Black Wing Schwarzbier by Union Craft Brewing, Baltimore, Maryland
- ABV 4.8%
Union Craft Brewing is a brewery that believes in the union of beer, its brewers, and the community it serves. They brew beers that unite old and new ideas with the science and craft of brewing and the boldness and balance of flavor.
Nowhere is that more evident than in their seasonally brewed Schwarzbier, Black Wing lager.
This crisp, clean dark lager hits you with subtle hints of roasted coffee beans and rich chocolate in a beer that surprisingly showcases a light body and mouthfeel – just what you should expect from a German Schwarzbier.
Moderately hopped with German Perle Noble hops, these complement rather than overpower the delicate Malt backbone of the lager.
Union distributes its beers all over Maryland, Washington DC, Northern Virginia, and Delaware. If they don’t distribute near you, fear not, as the beer finder on their website asks you to let them know if you want the beer sourced closer to home.
They also have a large taproom at the Union Hall and Beer Garden, where you will find plenty of the local community they serve sitting at communal picnic tables in the summer months enjoying their fine range of craft beers, including the refreshing Black Wing Lager.

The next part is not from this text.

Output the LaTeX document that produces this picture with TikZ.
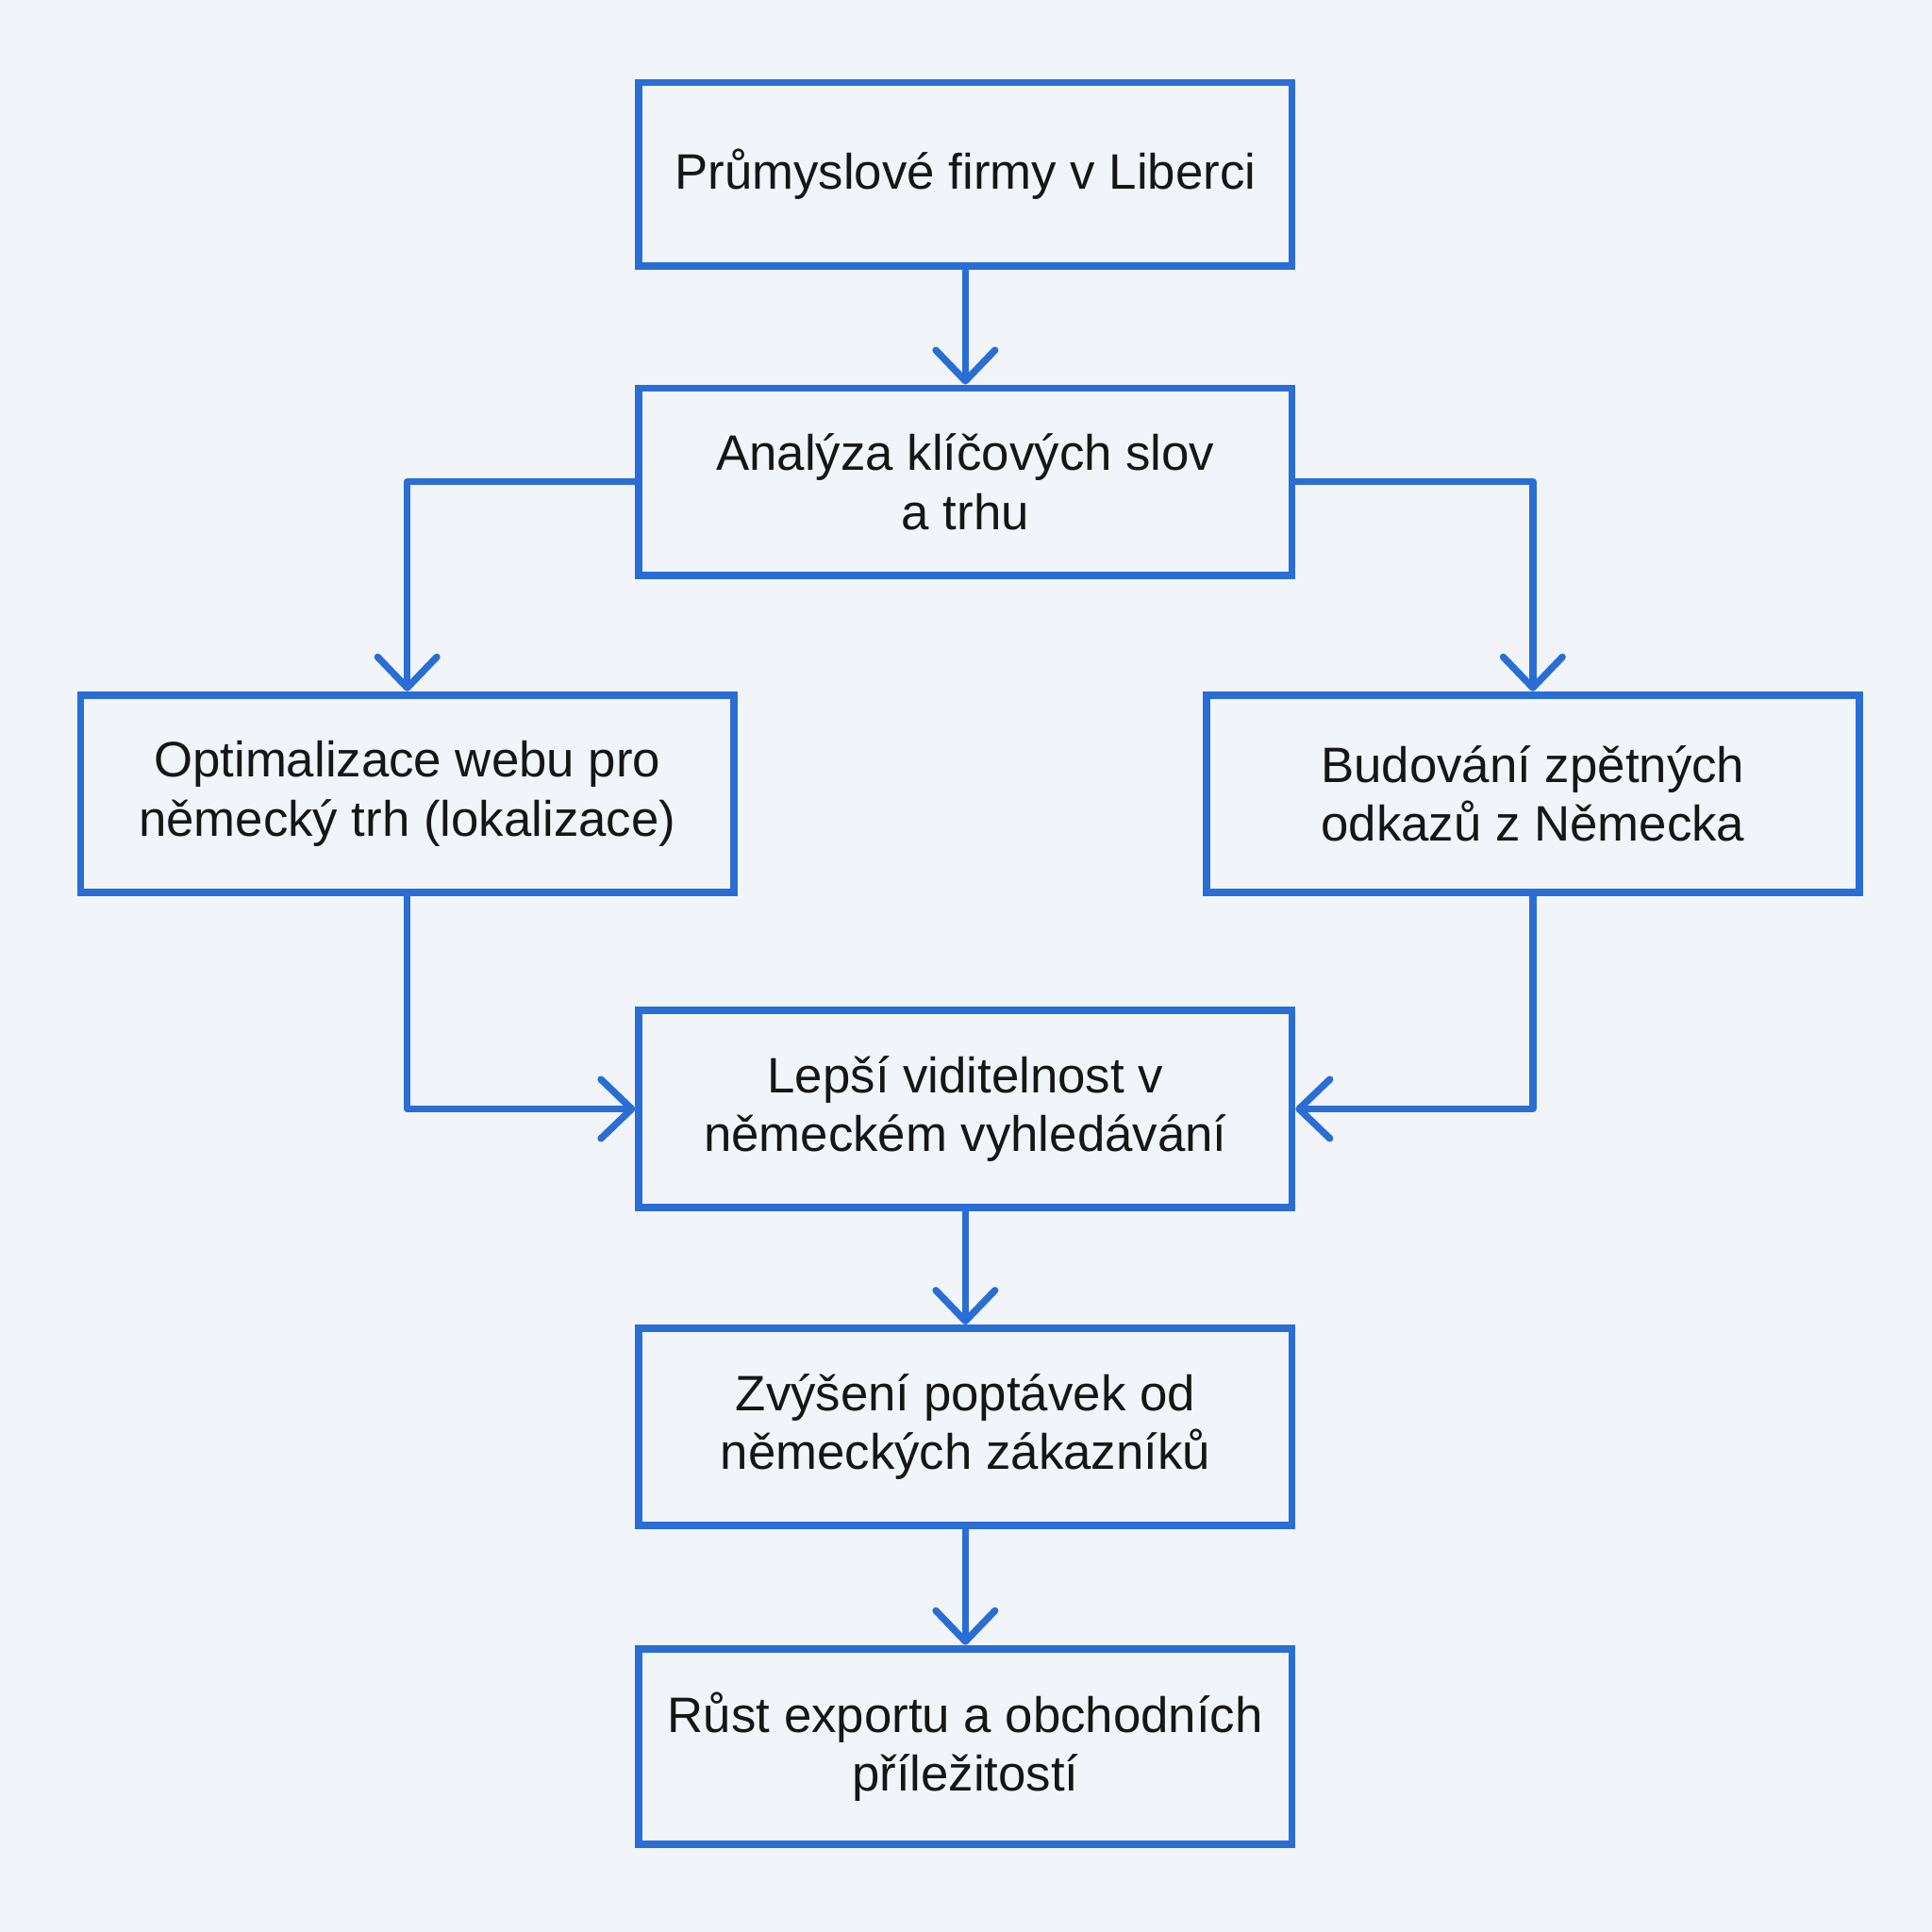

Schwarzbiers may be growing in popularity in the US, and if you have ever tried one you’ll know why, but, unfortunately, there’s still not too wide a selection of Schwarzbiers available nationwide all year around.
Maybe it’s the long lagering process they require – up to 2 months – which puts some brewers off tying up their fermentation tanks for too long. After all, time is money!
The next time you go for a Summer day out in one of the nation’s many German-themed beer gardens or ‘Biergartens’, check if they have this unique style of crisp, refreshing lager which is surprisingly jet black in color.
If you like your dark beers a little less malty, crisper, and more Pilsner-like, you will be glad you did!